The Seventh Circuit today announces the overruling of its precedents, EEOC v. Humiston-Keeling, 227 F.3d 1024 (7th Cir. 2000) and Mays v. Principi, 301 F.3d 866 (7th Cir. 2002), that held employers had no duty to place employees who were losing their current positions due to disability into vacant positions for which they are otherwise qualified. The court holds that this interpretation of the ADA was superseded by the Supreme Court decision, U.S. Airways, Inc. v. Barnett, 535 U.S. 391 (2002), and that employers have a duty to transfer.
EEOC v. United Airlines, Inc., No. 11-1774 (7th Cir. Sept. 7, 2012): The employer maintained a written policy for the reassignment of persons who became disabled while employed that allowed for a “transfer . . . [to] an equivalent or lower-level vacant position” in some instances. Nonetheless –
“the guidelines specify that the transfer process is competitive. Accordingly, employees needing accommodation will not be automatically placed into vacant positions but instead will be given preferential treatment.

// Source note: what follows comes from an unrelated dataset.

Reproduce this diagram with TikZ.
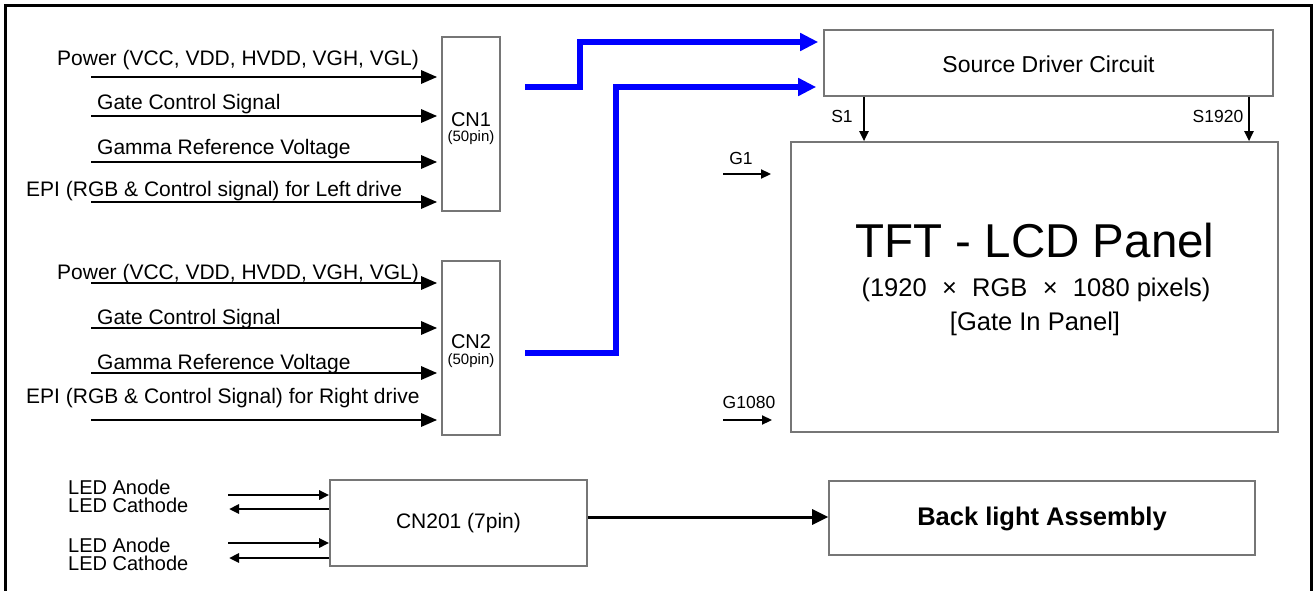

This allows employees needing accommodation to submit an unlimited number of transfer applications, be guaranteed an interview and receive priority consideration over a similarly qualified applicant-that is, if two candidates are equally qualified, the employee-applicant seeking accommodation will get the job.”

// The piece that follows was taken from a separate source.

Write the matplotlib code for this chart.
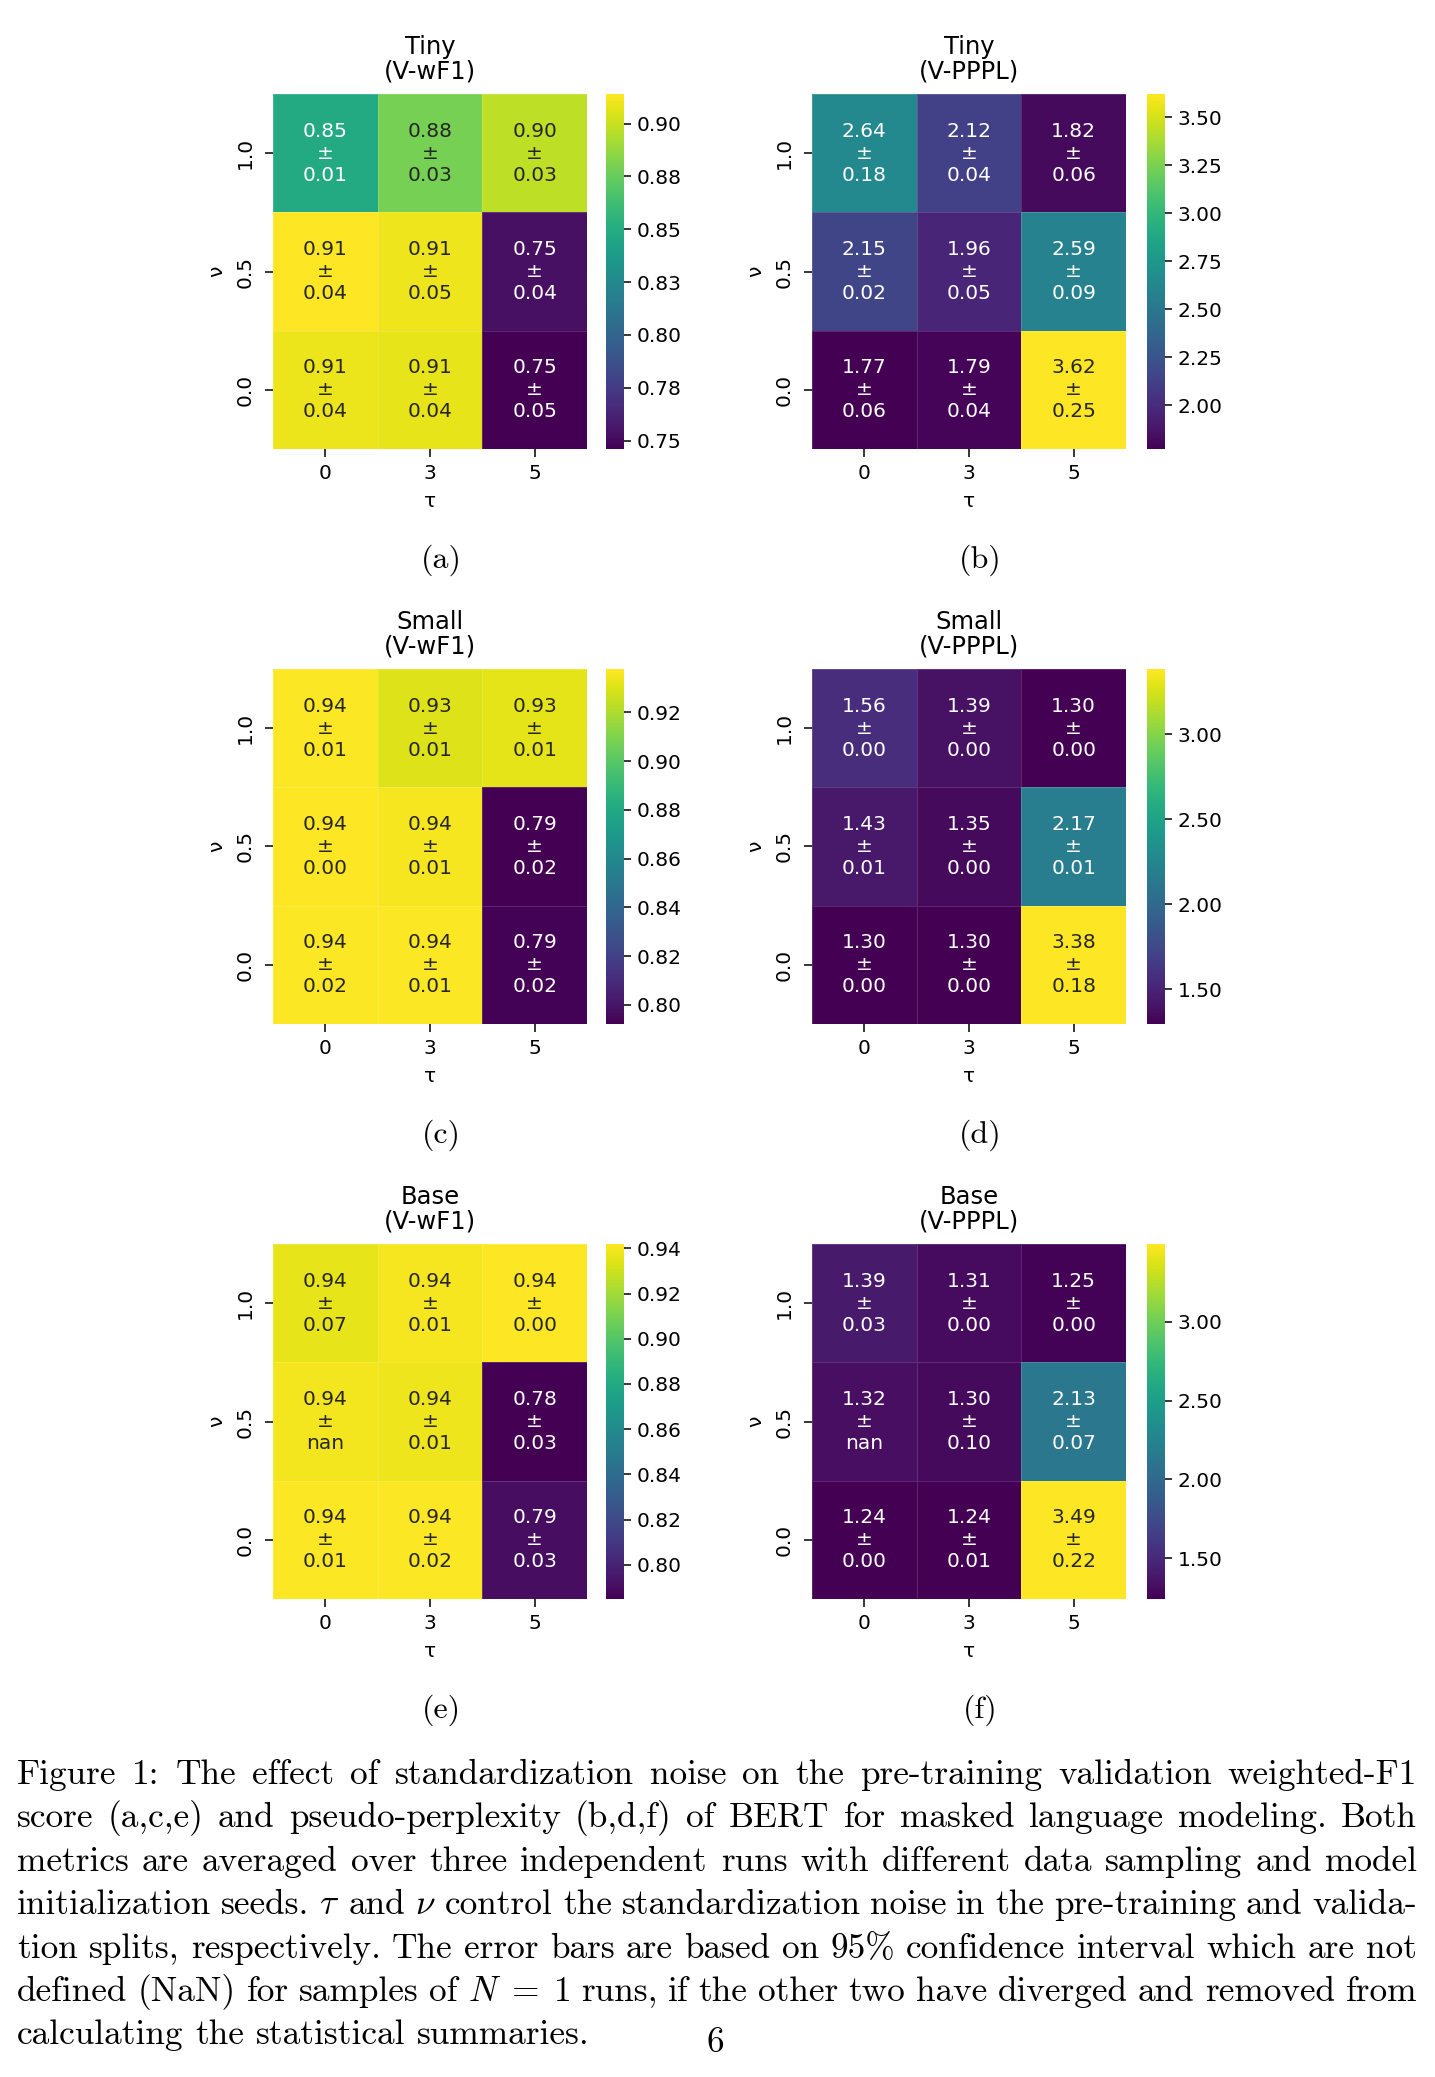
import numpy as np
import matplotlib
matplotlib.use('Agg')
import matplotlib.pyplot as plt
import seaborn as sns

plt.rcParams['mathtext.fontset'] = 'cm'

FIG_W, FIG_H = 1435, 2077

tau = [0, 3, 5]
nu = ['1.0', '0.5', '0.0']

# rows: nu = 1.0, 0.5, 0.0 ; cols: tau = 0, 3, 5
tiny_wf1 = [[0.848, 0.879, 0.897], [0.914, 0.910, 0.753], [0.909, 0.908, 0.746]]
tiny_wf1_ci = [[0.01, 0.03, 0.03], [0.04, 0.05, 0.04], [0.04, 0.04, 0.05]]
tiny_pppl = [[2.64, 2.12, 1.82], [2.15, 1.96, 2.59], [1.772, 1.79, 3.622]]
tiny_pppl_ci = [[0.18, 0.04, 0.06], [0.02, 0.05, 0.09], [0.06, 0.04, 0.25]]
small_wf1 = [[0.937, 0.930, 0.932], [0.9378, 0.936, 0.7921], [0.937, 0.937, 0.793]]
small_wf1_ci = [[0.01, 0.01, 0.01], [0.00, 0.01, 0.02], [0.02, 0.01, 0.02]]
small_pppl = [[1.56, 1.39, 1.30], [1.43, 1.35, 2.17], [1.296, 1.30, 3.384]]
small_pppl_ci = [[0.00, 0.00, 0.00], [0.01, 0.00, 0.01], [0.00, 0.00, 0.18]]
base_wf1 = [[0.936, 0.940, 0.9419], [0.939, 0.938, 0.7849], [0.941, 0.941, 0.790]]
base_wf1_ci = [[0.07, 0.01, 0.00], [np.nan, 0.01, 0.03], [0.01, 0.02, 0.03]]
base_pppl = [[1.39, 1.31, 1.25], [1.32, 1.30, 2.13], [1.240, 1.243, 3.494]]
base_pppl_ci = [[0.03, 0.00, 0.00], [np.nan, 0.10, 0.07], [0.00, 0.01, 0.22]]

# colorbar ticks as printed
tiny_wf1_cticks = [0.75, 0.775, 0.80, 0.825, 0.85, 0.875, 0.90]
tiny_wf1_clabels = ['0.75', '0.78', '0.80', '0.83', '0.85', '0.88', '0.90']
tiny_pppl_cticks = [2.00, 2.25, 2.50, 2.75, 3.00, 3.25, 3.50]
small_wf1_cticks = [0.80, 0.82, 0.84, 0.86, 0.88, 0.90, 0.92]
small_pppl_cticks = [1.5, 2.0, 2.5, 3.0]
base_wf1_cticks = [0.80, 0.82, 0.84, 0.86, 0.88, 0.90, 0.92, 0.94]
base_pppl_cticks = [1.5, 2.0, 2.5, 3.0]

panels = [
    ('Tiny\n(V-wF1)', tiny_wf1, tiny_wf1_ci, tiny_wf1_cticks, tiny_wf1_clabels, '(a)'),
    ('Tiny\n(V-PPPL)', tiny_pppl, tiny_pppl_ci, tiny_pppl_cticks, None, '(b)'),
    ('Small\n(V-wF1)', small_wf1, small_wf1_ci, small_wf1_cticks, None, '(c)'),
    ('Small\n(V-PPPL)', small_pppl, small_pppl_ci, small_pppl_cticks, None, '(d)'),
    ('Base\n(V-wF1)', base_wf1, base_wf1_ci, base_wf1_cticks, None, '(e)'),
    ('Base\n(V-PPPL)', base_pppl, base_pppl_ci, base_pppl_cticks, None, '(f)'),
]

caption_lines = [
    "Figure 1: The effect of standardization noise on the pre-training validation weighted-F1",
    "score (a,c,e) and pseudo-perplexity (b,d,f) of BERT for masked language modeling. Both",
    "metrics are averaged over three independent runs with different data sampling and model",
    r"initialization seeds. $\tau$ and $\nu$ control the standardization noise in the pre-training and valida-",
    "tion splits, respectively. The error bars are based on 95% confidence interval which are not",
    r"defined (NaN) for samples of $N\;=\;1$ runs, if the other two have diverged and removed from",
    "calculating the statistical summaries.",
]

SERIF = 'cmr10'


def px_axes(fig, x, y, w, h):
    return fig.add_axes([x / FIG_W, 1 - (y + h) / FIG_H, w / FIG_W, h / FIG_H])


fig = plt.figure(figsize=(FIG_W / 100, FIG_H / 100), dpi=100)

for i, (title, mean, ci, cticks, clabels, tag) in enumerate(panels):
    col, row = i % 2, i // 2
    hx = [273, 812][col]
    cx = [606, 1147][col]
    top = 94 + row * 575
    ax = px_axes(fig, hx, top, 314, 355)
    cax = px_axes(fig, cx, top, 18, 355)

    mean = np.array(mean, dtype=float)
    ci = np.array(ci, dtype=float)
    annot = np.array([[f"{m:.2f}\n±\n{c:.2f}" for m, c in zip(mr, cr)]
                      for mr, cr in zip(mean, ci)])

    sns.heatmap(mean, annot=annot, fmt='', cmap='viridis', ax=ax, cbar_ax=cax,
                xticklabels=tau, yticklabels=nu,
                annot_kws={'fontsize': 14.5},
                linewidths=0.5, linecolor=(1, 1, 1, 0.15))
    ax.set_title(title, fontsize=17.5, pad=11, linespacing=1.05)
    ax.set_xlabel('τ', fontsize=14.5, labelpad=6)
    ax.set_ylabel('ν', fontsize=14.5, labelpad=7)
    ax.tick_params(labelsize=14.5, length=6, width=1.1, pad=5)
    ax.tick_params(axis='y', pad=7)
    plt.setp(ax.get_yticklabels(), rotation=90, va='center')
    plt.setp(ax.get_xticklabels(), rotation=0)

    cax.set_yticks(cticks)
    if clabels is None:
        clabels = [f"{t:.2f}" for t in cticks]
    cax.set_yticklabels(clabels)
    cax.tick_params(labelsize=14.5, length=5, width=1.1, pad=4)

    tag_x = [441, 980][col]
    fig.text(tag_x / FIG_W, 1 - (560 + row * 575) / FIG_H, tag,
             family=SERIF, fontsize=23, ha='center', va='center')

# justified caption
renderer = fig.canvas.get_renderer()


def measure(words, fs):
    ws = []
    for w in words:
        t = fig.text(0, 0, w, family=SERIF, fontsize=fs)
        ws.append(t.get_window_extent(renderer).width)
        t.remove()
    return ws


left, right = 17, 1417
target = right - left
words_per_line = [ln.split(' ') for ln in caption_lines]
fs0 = 10
naturals = []
for words in words_per_line[:-1]:
    ws = measure(words, fs0)
    naturals.append(sum(ws) + (len(words) - 1) * 0.333 * fs0 * 100 / 72)
fs = fs0 * target / np.median(naturals)
space_nat = 0.333 * fs * 100 / 72

for li, words in enumerate(words_per_line):
    ws = measure(words, fs)
    if li < len(words_per_line) - 1:
        gap = (target - sum(ws)) / (len(words) - 1)
    else:
        gap = space_nat
    y = 1 - (1784 + li * 43.4) / FIG_H
    x = left
    for w, wd in zip(words, ws):
        fig.text(x / FIG_W, y, w, family=SERIF, fontsize=fs, va='baseline', ha='left')
        x += wd + gap

fig.text(715 / FIG_W, 1 - 2052 / FIG_H, '6', family=SERIF, fontsize=fs,
         ha='center', va='baseline')

fig.savefig('out.png', dpi=100)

The EEOC challenged this policy as violative of the ADA. While the district court dismissed the complaint on the merits, under the authority of Humiston-Keeling, the Seventh Circuit reverses. It holds that Barnett – which considered the reassignment issue in the context of a seniority agreement – undermined the Seventh Circuit precedent:
“The EEOC points out that U.S. Airways relied heavily on Humiston-Keeling and, more importantly, that the Barnett Court flatly contradicted much of the language of Humiston-Keeling. U.S. Airways argued that it was not required to grant a requested accommodation that would violate a disability-neutral rule, using the argument from Humiston-Keeling that the ADA is ‘not a mandatory preference act’ but only a ‘nondiscrimination statute.’ 227 F.3d at 1028. The Barnett Court rejected this anti-preference interpretation of the ADA, noting that this argument ‘fails to recognize what the Act specifies, namely, that preferences will sometimes prove necessary to achieve the Act’s basic equal opportunity goal.’ 535 U.S. at 397. Merely following a ‘neutral rule’ did not allow U.S. Airways to claim an ‘automatic exemption’ from the accommodation requirement of the Act. Id. at 398. Instead, U.S. Airways prevailed because its situation satisfied a much narrower, fact-specific exception based on the hardship that could be imposed on an employer utilizing a seniority system. Id. at 405.”

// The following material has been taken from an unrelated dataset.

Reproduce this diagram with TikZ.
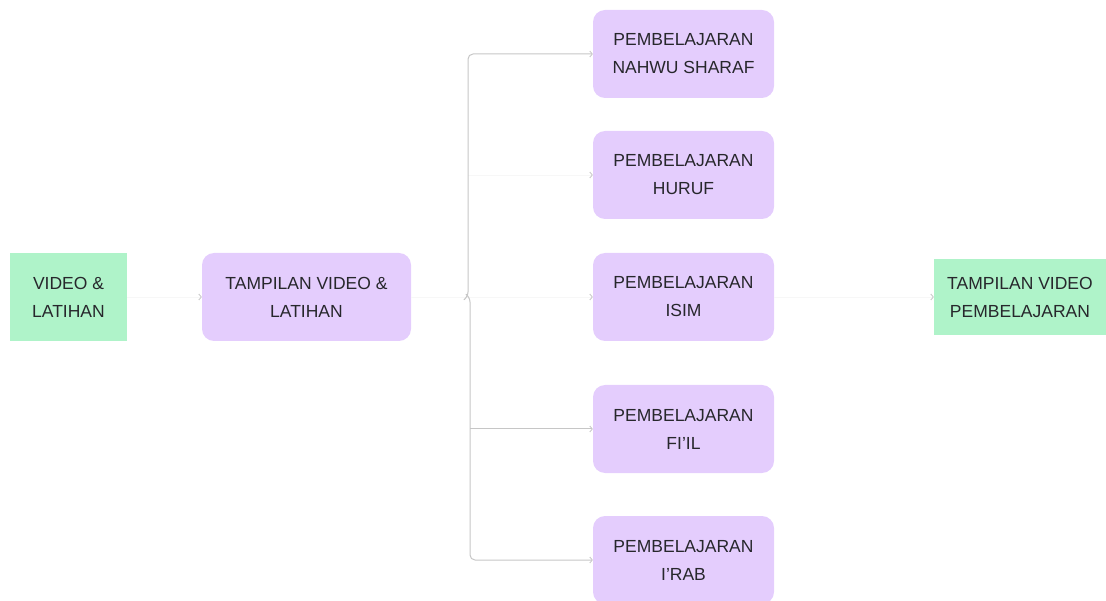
\documentclass[tikz,border=0pt]{standalone}
\usepackage{fontspec}
\setmainfont{Liberation Sans}
\usetikzlibrary{arrows.meta}
\definecolor{lilac}{HTML}{E4CDFD}
\definecolor{mint}{HTML}{AFF3C9}
\definecolor{inkc}{HTML}{27272C}
\definecolor{wirec}{HTML}{C6C6C6}
\definecolor{ghost}{HTML}{F7F7F7}
\tikzset{
  base/.style={inner sep=0pt, align=center, text=inkc,
    font=\fontsize{17.5}{28}\selectfont},
  greenbox/.style={base, fill=mint},
  purplebox/.style={base, fill=lilac, rounded corners=12pt,
    minimum width=181pt, minimum height=88pt},
  tip/.style={-{Straight Barb[length=2.5pt,width=6pt,line width=0.8pt]}},
  wire/.style={draw=wirec, line width=1pt, tip},
  faint/.style={draw=ghost, line width=0.6pt,
    -{Straight Barb[length=2.5pt,width=6pt,line width=0.8pt,color=black!22]}},
}
\begin{document}
\begin{tikzpicture}[x=1pt,y=-1pt]
\useasboundingbox (0,0) rectangle (1106,601);
\begin{scope}
\clip (0,0) rectangle (1106,601);

% entry and exit screens
\node[greenbox, minimum width=117pt, minimum height=88pt] (vl) at (68.5,297) {VIDEO \&\\LATIHAN};
\node[greenbox, minimum width=172pt, minimum height=76pt] (tvp) at (1020,297) {TAMPILAN VIDEO\\PEMBELAJARAN};

% menu screen
\node[base, fill=lilac, rounded corners=12pt, minimum width=209pt, minimum height=88pt] (tv) at (306.5,297) {TAMPILAN VIDEO \&\\LATIHAN};

% lesson topics
\node[purplebox] (p1) at (683.5,54)  {PEMBELAJARAN\\NAHWU SHARAF};
\node[purplebox] (p2) at (683.5,175) {PEMBELAJARAN\\HURUF};
\node[purplebox] (p3) at (683.5,297) {PEMBELAJARAN\\ISIM};
\node[purplebox] (p4) at (683.5,429) {PEMBELAJARAN\\FI’IL};
\node[purplebox] (p5) at (683.5,560) {PEMBELAJARAN\\I’RAB};
\end{scope}

% branch points
\coordinate (jt) at (468,297);
\coordinate (jb) at (470,297);
\coordinate (j4) at (jb |- p4.west);

% faint links
\draw[faint] (vl.east) -- (tv.west);
\draw[draw=ghost, line width=0.6pt] (tv.east) -- (jt);
\draw[faint] (jt |- p2.west) -- (p2.west);
\draw[faint] (jt) -- (p3.west);
\draw[faint] (p3.east) -- (tvp.west);

% tree of lesson links
\draw[wire, rounded corners=5pt] (465,299) -- (jt) -- (jt |- p1.west) -- (p1.west);
\draw[wire, rounded corners=5pt] (467,295) -- (jb) -- (jb |- p5.west) -- (p5.west);
\draw[wire] (j4) -- (p4.west);
\end{tikzpicture}
\end{document}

Although the Seventh Circuit summarily considered Barnett consistent with its standing precedent in Mays v. Principi, 301 F.3d 866 (7th Cir. 2002), the panel, with the consent of the full circuit (via 7th Cir. R. 40), holds Humiston-Keeling and Mays overruled. It returns the application of the Barnett standard to the district court:
“On remand, the district court must conduct the Barnett analysis. In this case, the district court must first consider (under Barnett step one) if mandatory reassignment is ordinarily, in the run of cases, a reasonable accommodation. Assuming that the district court finds that mandatory reassignment is ordinarily reasonable, the district must then determine (under Barnett step two) if there are fact-specific considerations particular to United’s employment system that would create an undue hardship and render mandatory reassignment unreasonable.”
The panel notes that the adoption of this standard puts the circuit in line with decisions in the Tenth and D.C. Circuits (although the Eighth Circuit continues to adhere to the pre-Barnett rule).